If $x,y,z$ are positive numbers such that $x+y+z = 1$ show that:
$$ \frac{1}{x+y} + \frac{1}{x+z}+ \frac{1}{y+z} + \frac{9}{2} \geq \frac{3}{1 - (\frac{x-y}{2})^2} + \frac{3}{1 - (\frac{y-z}{2})^2} + \frac{3}{1 - (\frac{x-z}{2})^2}$$

**(Hopefully) Correct Solution**

WLOG we may assume that $x \geq y \geq z$. And for now we assume that $2y \geq x+z$ (the case where $2y < x+z$ is handled later below).

By AM-HM:
$$\frac{1}{y+z} + \frac{1}{y+z} + \frac{1}{x+z} \geq \frac{9}{(y+z)+(y+z)+(x+z)} = \frac{9}{1+y+2z} = \frac{9}{2+z-x}$$
$$\frac{1}{y+z} + \frac{1}{x+z} + \frac{1}{x+z} \geq \frac{9}{1+x+2z} = \frac{9}{2+z-y}$$
Adding the two inequalities:
$$ \frac{1}{y+z} + \frac{1}{x+z} \geq \frac{3}{2+z-x} + \frac{3}{2+z-y} $$
(Call this inequality 1).

**Incorrect Solution**

WLOG we may assume that $x \geq y \geq z$. Suppose $a = x-z, b = x-y$ so $a+b = 2x-y-z = 3x-1$. If $a=b=0$ then $x=y=z=1/3$ and equality happens.
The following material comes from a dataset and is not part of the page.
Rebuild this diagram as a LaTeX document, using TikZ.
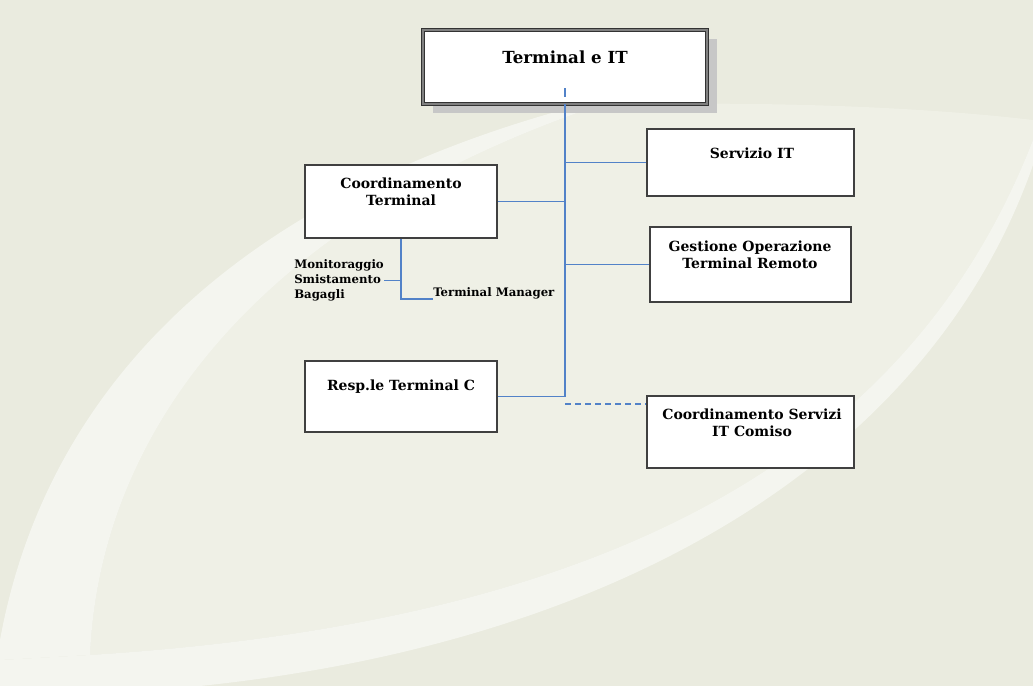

Thus at least one of $a,b$ is positive, so $a+b > 0$.
Now, by Cauchy:
$$(\frac{a}{a+b} . \frac{1}{y+z} + \frac{b}{a+b} . \frac{3}{2})(\frac{a(y+z)}{a+b} + \frac{2b}{3(a+b)}) \geq (\frac{a}{a+b} + \frac{b}{a+b})^2 = 1$$
So:
$$\frac{a}{a+b} . \frac{1}{y+z} + \frac{b}{a+b} . \frac{3}{2} \geq \frac{3(a+b)}{3a(y+z) + 2b} = \frac{3}{2+z-x}$$
The last equality is equivalent to:
$$ \frac{1(a+b)}{3a(y+z) + 2b} = \frac{1}{2+z-x} $$
$$ \iff (a+b)(2+z-x) = 3a(y+z) + 2b $$
Because $2+z-x \iff 3-2x-y$ and $y+z = 1-x$
$$ \iff (3x-1)(3-2x-y) = 3(x-z)(1-z) + 2(x-y)$$
Upon expanding and rearranging:
$$ \iff 0 = 3(x-1)(x+y+z - 1) $$
which is true.
On the other hand, using the same definition of $a,b$, we can also show:
$$\frac{b}{a+b} . \frac{1}{y+z} + \frac{a}{a+b} . \frac{3}{2} \geq \frac{3(a+b)}{3b(y+z) + 2a} = \frac{3}{2+y-x}$$
(Using similar identity as above)
Adding the two inequalities, we have:
$$ \frac{1}{y+z} + \frac{3}{2} \geq \frac{3}{2+z-x} + \frac{3}{2+y-x}$$
And similarly:
$$ \frac{1}{x+z} + \frac{3}{2} \geq \frac{3}{2+x-y} + \frac{3}{2+z-y}$$
$$ \frac{1}{x+y} + \frac{3}{2} \geq \frac{3}{2+y-z} + \frac{3}{2+z-x}$$
Now all we need to show is that the sum of LHS is equal to the LHS of the given problem. Indeed it is so because:
$$ \frac{3}{2+y-x} + \frac{3}{2+x-y} = \frac{3(2+x-y) + 3(2+y-x)}{2^2 - (x-y)^2} = \frac{12}{4 - (x-y)^2} = \frac{3}{1 - (\frac{x-y}{2})^2}$$
Edit: what is wrong with this proof?